DATASET EXCERPT:
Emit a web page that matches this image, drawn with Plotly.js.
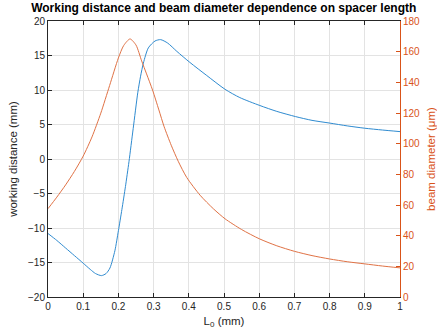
<!DOCTYPE html>
<html>
<head>
<meta charset="utf-8">
<script src="https://cdn.plot.ly/plotly-3.0.1.min.js"></script>
<style>body{margin:0;padding:0;background:#fff}#chart{width:437px;height:336px}</style>
</head>
<body>
<div id="chart"></div>
<script>
// Working distance (mm) vs spacer length L0 (mm)
var spacerLengthWd = [0, 0.025, 0.05, 0.075, 0.1, 0.12, 0.135, 0.152, 0.165, 0.176, 0.19, 0.2, 0.21, 0.22, 0.23, 0.242, 0.255, 0.263, 0.271, 0.285, 0.304, 0.32, 0.34, 0.366, 0.403, 0.451, 0.503, 0.545, 0.602, 0.65, 0.703, 0.75, 0.801, 0.85, 0.9, 0.95, 1.0];
var workingDistance = [-10.8, -11.8, -12.9, -14.0, -15.1, -16.0, -16.6, -16.9, -16.6, -15.8, -13.3, -10.4, -7.3, -4.0, -0.4, 4.4, 9.6, 12.0, 13.9, 16.1, 17.1, 17.3, 16.8, 15.6, 14.0, 12.1, 10.1, 8.9, 7.75, 6.9, 6.15, 5.6, 5.2, 4.8, 4.46, 4.2, 3.97];
// Beam diameter (um) vs spacer length L0 (mm)
var spacerLengthBd = [0, 0.025, 0.05, 0.075, 0.1, 0.125, 0.15, 0.175, 0.2, 0.215, 0.233, 0.25, 0.266, 0.28, 0.297, 0.315, 0.33, 0.35, 0.37, 0.394, 0.432, 0.47, 0.503, 0.55, 0.6, 0.65, 0.7, 0.75, 0.8, 0.85, 0.9, 0.95, 1.0];
var beamDiameter = [57.6, 65.1, 73.1, 81.9, 91.9, 104.4, 119.9, 137.9, 155.9, 164, 168.3, 164.3, 154, 145.5, 135, 122, 111, 99, 88.5, 78, 66.4, 57.5, 51, 44, 38, 33.4, 29.8, 27, 24.8, 23, 21.6, 20.2, 19];
var xTicks = [0, 0.1, 0.2, 0.3, 0.4, 0.5, 0.6, 0.7, 0.8, 0.9, 1];

var blue = '#2f8bd0', orange = '#e07245', axisOrange = '#D95319', dark = '#262626', grid = '#e3e3e3';
var font = 'Liberation Sans, Arial, Helvetica, sans-serif';

var traces = [
  {x: spacerLengthWd, y: workingDistance, type: 'scatter', mode: 'lines',
   line: {color: blue, width: 1, shape: 'spline', smoothing: 0.7}, yaxis: 'y'},
  {x: spacerLengthBd, y: beamDiameter, type: 'scatter', mode: 'lines',
   line: {color: orange, width: 1, shape: 'spline', smoothing: 0.7}, yaxis: 'y2'}
];

var layout = {
  width: 437, height: 336,
  margin: {l: 48, r: 37, t: 21, b: 39, pad: 0},
  paper_bgcolor: '#fff', plot_bgcolor: '#fff',
  showlegend: false,
  font: {family: font, size: 10, color: dark},
  title: {text: '<b>Working distance and beam diameter dependence on spacer length</b>',
          font: {family: font, size: 12, color: '#000'}, x: 0.512, xanchor: 'center', y: 0.99, yanchor: 'top'},
  xaxis: {
    range: [0, 1], tickvals: xTicks, ticktext: xTicks.map(String),
    ticks: 'inside', ticklen: 4, tickcolor: dark, mirror: 'ticks',
    showline: true, linecolor: dark, linewidth: 1,
    showgrid: true, gridcolor: grid, zeroline: false,
    tickfont: {size: 10, color: dark},
    title: {text: 'L<sub>0</sub> (mm)', font: {size: 11.5, color: dark}, standoff: 5}
  },
  yaxis: {
    range: [-20, 20], dtick: 5, ticks: 'inside', ticklen: 4, tickcolor: dark,
    showline: true, linecolor: dark, linewidth: 1,
    showgrid: true, gridcolor: grid, zeroline: false,
    tickfont: {size: 10, color: dark},
    title: {text: 'working distance (mm)', font: {size: 11.5, color: dark}, standoff: 8}
  },
  yaxis2: {
    range: [0, 180], dtick: 20, overlaying: 'y', side: 'right', anchor: 'x',
    ticks: 'inside', ticklen: 4, tickcolor: axisOrange,
    showline: true, linecolor: axisOrange, linewidth: 1,
    showgrid: false, zeroline: false, automargin: false,
    tickfont: {size: 10, color: axisOrange},
    title: {text: 'beam diameter (μm)', font: {size: 11.5, color: axisOrange}, standoff: 10}
  }
};

Plotly.newPlot('chart', traces, layout, {displayModeBar: false, staticPlot: true});
</script>
</body>
</html>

WRITTEN TASK: Write the listing out a second time exactly, dropping all images.

WRITTEN RESPONSE:
Emit a web page that matches this image, drawn with Plotly.js.
<!DOCTYPE html>
<html>
<head>
<meta charset="utf-8">
<script src="https://cdn.plot.ly/plotly-3.0.1.min.js"></script>
<style>body{margin:0;padding:0;background:#fff}#chart{width:437px;height:336px}</style>
</head>
<body>
<div id="chart"></div>
<script>
// Working distance (mm) vs spacer length L0 (mm)
var spacerLengthWd = [0, 0.025, 0.05, 0.075, 0.1, 0.12, 0.135, 0.152, 0.165, 0.176, 0.19, 0.2, 0.21, 0.22, 0.23, 0.242, 0.255, 0.263, 0.271, 0.285, 0.304, 0.32, 0.34, 0.366, 0.403, 0.451, 0.503, 0.545, 0.602, 0.65, 0.703, 0.75, 0.801, 0.85, 0.9, 0.95, 1.0];
var workingDistance = [-10.8, -11.8, -12.9, -14.0, -15.1, -16.0, -16.6, -16.9, -16.6, -15.8, -13.3, -10.4, -7.3, -4.0, -0.4, 4.4, 9.6, 12.0, 13.9, 16.1, 17.1, 17.3, 16.8, 15.6, 14.0, 12.1, 10.1, 8.9, 7.75, 6.9, 6.15, 5.6, 5.2, 4.8, 4.46, 4.2, 3.97];
// Beam diameter (um) vs spacer length L0 (mm)
var spacerLengthBd = [0, 0.025, 0.05, 0.075, 0.1, 0.125, 0.15, 0.175, 0.2, 0.215, 0.233, 0.25, 0.266, 0.28, 0.297, 0.315, 0.33, 0.35, 0.37, 0.394, 0.432, 0.47, 0.503, 0.55, 0.6, 0.65, 0.7, 0.75, 0.8, 0.85, 0.9, 0.95, 1.0];
var beamDiameter = [57.6, 65.1, 73.1, 81.9, 91.9, 104.4, 119.9, 137.9, 155.9, 164, 168.3, 164.3, 154, 145.5, 135, 122, 111, 99, 88.5, 78, 66.4, 57.5, 51, 44, 38, 33.4, 29.8, 27, 24.8, 23, 21.6, 20.2, 19];
var xTicks = [0, 0.1, 0.2, 0.3, 0.4, 0.5, 0.6, 0.7, 0.8, 0.9, 1];

var blue = '#2f8bd0', orange = '#e07245', axisOrange = '#D95319', dark = '#262626', grid = '#e3e3e3';
var font = 'Liberation Sans, Arial, Helvetica, sans-serif';

var traces = [
  {x: spacerLengthWd, y: workingDistance, type: 'scatter', mode: 'lines',
   line: {color: blue, width: 1, shape: 'spline', smoothing: 0.7}, yaxis: 'y'},
  {x: spacerLengthBd, y: beamDiameter, type: 'scatter', mode: 'lines',
   line: {color: orange, width: 1, shape: 'spline', smoothing: 0.7}, yaxis: 'y2'}
];

var layout = {
  width: 437, height: 336,
  margin: {l: 48, r: 37, t: 21, b: 39, pad: 0},
  paper_bgcolor: '#fff', plot_bgcolor: '#fff',
  showlegend: false,
  font: {family: font, size: 10, color: dark},
  title: {text: '<b>Working distance and beam diameter dependence on spacer length</b>',
          font: {family: font, size: 12, color: '#000'}, x: 0.512, xanchor: 'center', y: 0.99, yanchor: 'top'},
  xaxis: {
    range: [0, 1], tickvals: xTicks, ticktext: xTicks.map(String),
    ticks: 'inside', ticklen: 4, tickcolor: dark, mirror: 'ticks',
    showline: true, linecolor: dark, linewidth: 1,
    showgrid: true, gridcolor: grid, zeroline: false,
    tickfont: {size: 10, color: dark},
    title: {text: 'L<sub>0</sub> (mm)', font: {size: 11.5, color: dark}, standoff: 5}
  },
  yaxis: {
    range: [-20, 20], dtick: 5, ticks: 'inside', ticklen: 4, tickcolor: dark,
    showline: true, linecolor: dark, linewidth: 1,
    showgrid: true, gridcolor: grid, zeroline: false,
    tickfont: {size: 10, color: dark},
    title: {text: 'working distance (mm)', font: {size: 11.5, color: dark}, standoff: 8}
  },
  yaxis2: {
    range: [0, 180], dtick: 20, overlaying: 'y', side: 'right', anchor: 'x',
    ticks: 'inside', ticklen: 4, tickcolor: axisOrange,
    showline: true, linecolor: axisOrange, linewidth: 1,
    showgrid: false, zeroline: false, automargin: false,
    tickfont: {size: 10, color: axisOrange},
    title: {text: 'beam diameter (μm)', font: {size: 11.5, color: axisOrange}, standoff: 10}
  }
};

Plotly.newPlot('chart', traces, layout, {displayModeBar: false, staticPlot: true});
</script>
</body>
</html>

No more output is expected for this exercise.